С годами сменились многие врачи и медсестры. Только она в своем пестром платке и таком же ярком платье, торчащем из-под белого халата, оставалась неизменной. И чудесный аромат мяты вместе с ней входил в палаты, забивая запахи лекарств. А тот, кто приходил в больницу впервые, приятно удивлялся тому, что нет здесь тревожного запаха больницы, пахнет только летом да горами.
Но все в жизни имеет свой конец. Каждый смертен под этим небом. И настал день, когда Хандулай слегла. Несмотря на уговоры врачей, она отказалась лечь в больницу и осталась в своем старом доме. Со всех аулов те, кого подняла она с больничной койки, приносили варенье, абрикосы, мед…
Хандулай тихой улыбкой благодарила людей, потому что ей, столь красноречивой прежде, каждое слово теперь давалось с трудом.

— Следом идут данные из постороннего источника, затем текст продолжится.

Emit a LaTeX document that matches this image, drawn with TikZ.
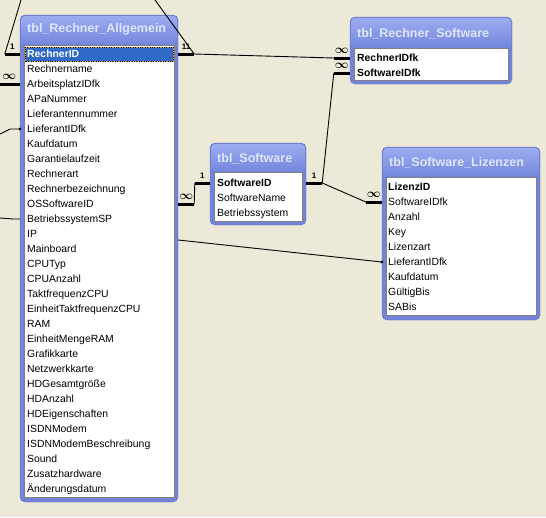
\documentclass[tikz,border=0pt]{standalone}
\usepackage{fontspec}
\setmainfont{Liberation Sans}
\usetikzlibrary{calc}

\definecolor{deskgray}{HTML}{ECE9D8}
\definecolor{framblue}{HTML}{7283DA}
\definecolor{titletop}{HTML}{9CACF0}
\definecolor{titlebottom}{HTML}{7587DD}
\definecolor{titletext}{HTML}{DEE6FD}
\definecolor{selblue}{HTML}{3169C6}
\definecolor{focusgold}{HTML}{C8A040}

\newcommand{\relmany}{{\fontsize{11.5}{11.5}\selectfont\boldmath$\infty$}}

\begin{document}
\begin{tikzpicture}[x=1pt, y=-1pt,
		tabframe/.style={fill=framblue, draw=framblue!85!black, rounded corners=5pt, inner sep=0pt},
		titlebar/.style={top color=titletop, bottom color=titlebottom, rounded corners=4pt, inner sep=0pt},
		fieldlist/.style={fill=white, draw=gray, inner sep=0pt},
		heading/.style={anchor=west, inner sep=0pt, text=titletext, text height=9pt, text depth=3pt, font=\fontsize{12.5}{14}\selectfont\bfseries},
		field/.style={anchor=west, inner sep=0pt, text height=8pt, text depth=2pt, font=\fontsize{10.4}{12}\selectfont},
		keyfield/.style={field, font=\fontsize{10.4}{12}\selectfont\bfseries},
		stub/.style={black, line width=3pt},
		link/.style={black, line width=0.9pt},
		card/.style={inner sep=0pt, above=3pt, midway, font=\fontsize{8}{8}\selectfont\bfseries}]

		\fill[deskgray]	(0, 0) rectangle (546, 517);
		\useasboundingbox	(0, 0) rectangle (546, 517);

		\node[tabframe, minimum width=158pt, minimum height=487pt]	(ra) at (99, 258.5) {};
		\node[titlebar, minimum width=156pt, minimum height=28pt]	(ra-bar) at (99, 30) {};
		\node[fieldlist, minimum width=150pt, minimum height=452pt]	(ra-list) at (99, 271) {};
		\node[heading]	(ra-name) at (27, 29) {tbl\_Rechner\_Allgemein};

		\node[fill=selblue, draw=focusgold, inner sep=0pt, minimum width=148pt, minimum height=14pt]	(ra-sel) at (99, 54) {};
		\draw[black, dotted]	(ra-sel.south west) rectangle (ra-sel.north east);
		\node[keyfield, text=white]	(ra-id) at (27, 54) {RechnerID};
		\node[field]	(ra-rechnername) at (27, 69) {Rechnername};
		\node[field]	(ra-arbeitsplatz) at (27, 84) {ArbeitsplatzIDfk};
		\node[field]	(ra-apa) at (27, 99) {APaNummer};
		\node[field]	(ra-lieferantennr) at (27, 114) {Lieferantennummer};
		\node[field]	(ra-lieferant) at (27, 129) {LieferantIDfk};
		\node[field]	(ra-kaufdatum) at (27, 144) {Kaufdatum};
		\node[field]	(ra-garantie) at (27, 159) {Garantielaufzeit};
		\node[field]	(ra-rechnerart) at (27, 174) {Rechnerart};
		\node[field]	(ra-bezeichnung) at (27, 189) {Rechnerbezeichnung};
		\node[field]	(ra-ossoftware) at (27, 204) {OSSoftwareID};
		\node[field]	(ra-betriebssp) at (27, 219) {BetriebssystemSP};
		\node[field]	(ra-ip) at (27, 234) {IP};
		\node[field]	(ra-mainboard) at (27, 249) {Mainboard};
		\node[field]	(ra-cputyp) at (27, 264) {CPUTyp};
		\node[field]	(ra-cpuanzahl) at (27, 279) {CPUAnzahl};
		\node[field]	(ra-takt) at (27, 294) {TaktfrequenzCPU};
		\node[field]	(ra-einheittakt) at (27, 309) {EinheitTaktfrequenzCPU};
		\node[field]	(ra-ram) at (27, 324) {RAM};
		\node[field]	(ra-einheitram) at (27, 339) {EinheitMengeRAM};
		\node[field]	(ra-grafik) at (27, 354) {Grafikkarte};
		\node[field]	(ra-netzwerk) at (27, 369) {Netzwerkkarte};
		\node[field]	(ra-hdgroesse) at (27, 384) {HDGesamtgröße};
		\node[field]	(ra-hdanzahl) at (27, 399) {HDAnzahl};
		\node[field]	(ra-hdeigen) at (27, 414) {HDEigenschaften};
		\node[field]	(ra-isdn) at (27, 429) {ISDNModem};
		\node[field]	(ra-isdnbeschr) at (27, 444) {ISDNModemBeschreibung};
		\node[field]	(ra-sound) at (27, 459) {Sound};
		\node[field]	(ra-zusatz) at (27, 474) {Zusatzhardware};
		\node[field]	(ra-aenderung) at (27, 489) {Änderungsdatum};

		\node[tabframe, minimum width=162pt, minimum height=67pt]	(rs) at (431, 50.5) {};
		\node[titlebar, minimum width=160pt, minimum height=29pt]	(rs-bar) at (431, 32.5) {};
		\node[fieldlist, minimum width=154pt, minimum height=32pt]	(rs-list) at (431, 64) {};
		\node[heading]	(rs-name) at (357, 34) {tbl\_Rechner\_Software};
		\node[keyfield]	(rs-rechner) at (357, 58) {RechnerIDfk};
		\node[keyfield]	(rs-software) at (357, 73) {SoftwareIDfk};

		\node[tabframe, minimum width=96pt, minimum height=82pt]	(sw) at (258, 184) {};
		\node[titlebar, minimum width=94pt, minimum height=27pt]	(sw-bar) at (258, 157.5) {};
		\node[fieldlist, minimum width=88pt, minimum height=49pt]	(sw-list) at (258, 196.5) {};
		\node[heading]	(sw-name) at (217, 159) {tbl\_Software};
		\node[keyfield]	(sw-id) at (217, 183) {SoftwareID};
		\node[field]	(sw-softwarename) at (217, 198) {SoftwareName};
		\node[field]	(sw-betriebssystem) at (217, 213) {Betriebssystem};

		\node[tabframe, minimum width=158pt, minimum height=173pt]	(sl) at (461, 233.5) {};
		\node[titlebar, minimum width=156pt, minimum height=28pt]	(sl-bar) at (461, 162) {};
		\node[fieldlist, minimum width=150pt, minimum height=138pt]	(sl-list) at (461, 246) {};
		\node[heading]	(sl-name) at (389, 163) {tbl\_Software\_Lizenzen};
		\node[keyfield]	(sl-id) at (388, 187) {LizenzID};
		\node[field]	(sl-software) at (388, 202) {SoftwareIDfk};
		\node[field]	(sl-anzahl) at (388, 217) {Anzahl};
		\node[field]	(sl-key) at (388, 232) {Key};
		\node[field]	(sl-lizenzart) at (388, 247) {Lizenzart};
		\node[field]	(sl-lieferant) at (388, 262) {LieferantIDfk};
		\node[field]	(sl-kaufdatum) at (388, 277) {Kaufdatum};
		\node[field]	(sl-gueltig) at (388, 292) {GültigBis};
		\node[field]	(sl-sabis) at (388, 307) {SABis};

		\coordinate	(top-left) at (21, 0);
		\coordinate	(top-right) at (155, 0);
		\coordinate	(edge-lieferant) at (0, 134);
		\coordinate	(edge-betrieb) at (0, 218);

		\draw[stub]	(ra.east |- ra-id) -- ++(16, 0) node[card] (c-ra-id-r) {11} coordinate (ra-id-r);
		\draw[stub]	(ra.west |- ra-id) -- ++(-15, 0) node[card] (c-ra-id-l) {1} coordinate (ra-id-l);
		\draw[stub]	(ra.west |- ra-arbeitsplatz) -- ++(-21, 0) node[card] (c-ra-ap) {\relmany} coordinate (ra-ap-l);
		\draw[stub]	(ra.east |- ra-ossoftware) -- ++(16, 0) node[card] (c-ra-os) {\relmany} coordinate (ra-os-r);
		\draw[stub]	(rs.west |- rs-rechner) -- ++(-16, 0) node[card] (c-rs-rechner) {\relmany} coordinate (rs-rechner-l);
		\draw[stub]	(rs.west |- rs-software) -- ++(-16, 0) node[card] (c-rs-software) {\relmany} coordinate (rs-software-l);
		\draw[stub]	(sw.west |- sw-id) -- ++(-15, 0) node[card] (c-sw-id-l) {1} coordinate (sw-id-l);
		\draw[stub]	(sw.east |- sw-id) -- ++(16, 0) node[card] (c-sw-id-r) {1} coordinate (sw-id-r);
		\draw[stub]	(sl.west |- sl-software) -- ++(-16, 0) node[card] (c-sl-software) {\relmany} coordinate (sl-software-l);

		\draw[link]	(ra-id-r) to (rs-rechner-l);
		\draw[link]	(top-right) to (ra-id-r);
		\draw[link]	(top-left) to (ra-id-l);
		\draw[link]	(ra-os-r) to (sw-id-l);
		\draw[link]	(sw-id-r) to (rs-software-l);
		\draw[link]	(sw-id-r) to (sl-software-l);
		\draw[link]	(edge-lieferant) to ++(10, -5) to (ra.west |- ra-lieferant);
		\draw[link]	(edge-betrieb) to ++(13, 1) to (ra.west |- ra-betriebssp);
		\draw[link]	($(ra.east |- ra-ip) + (0, 6)$) to (sl.west |- sl-lieferant);

		\fill[black]	(ra.west |- ra-lieferant) circle (1.5pt)
						(sl.west |- sl-lieferant) circle (1.5pt);
	\end{tikzpicture}
\end{document}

И вот однажды, когда она уже не отличала дня от ночи, потому что темный туман все время стоял в глазах, — кто-то положил ей на подушку пучок мяты. И тогда, впервые за много дней, она заговорила:
— Мята! Откройте окно. На улице лето, птицы, наверное, поют…
Кто-то раскрыл окно. Кто-то приподнял ее на высоких подушках. Она повернула голову навстречу свежему потоку воздуха, хлынувшему в комнату. И вдруг взгляд ее остановился. Она издала короткий вздох, и душа ее невидимым облаком отлетела, переходя туда, где синели горы, колыхалась трава и нежно и неповторимо пахла мята…
Вот и настал вечер, ради которого я приехала в аул. На обсуждение статьи «Замуж без калыма» собралось столько народа, что в клубе, как говорится, яблоку негде было упасть. Видно, вопрос этот по-своему волновал каждого: и молодого и старого.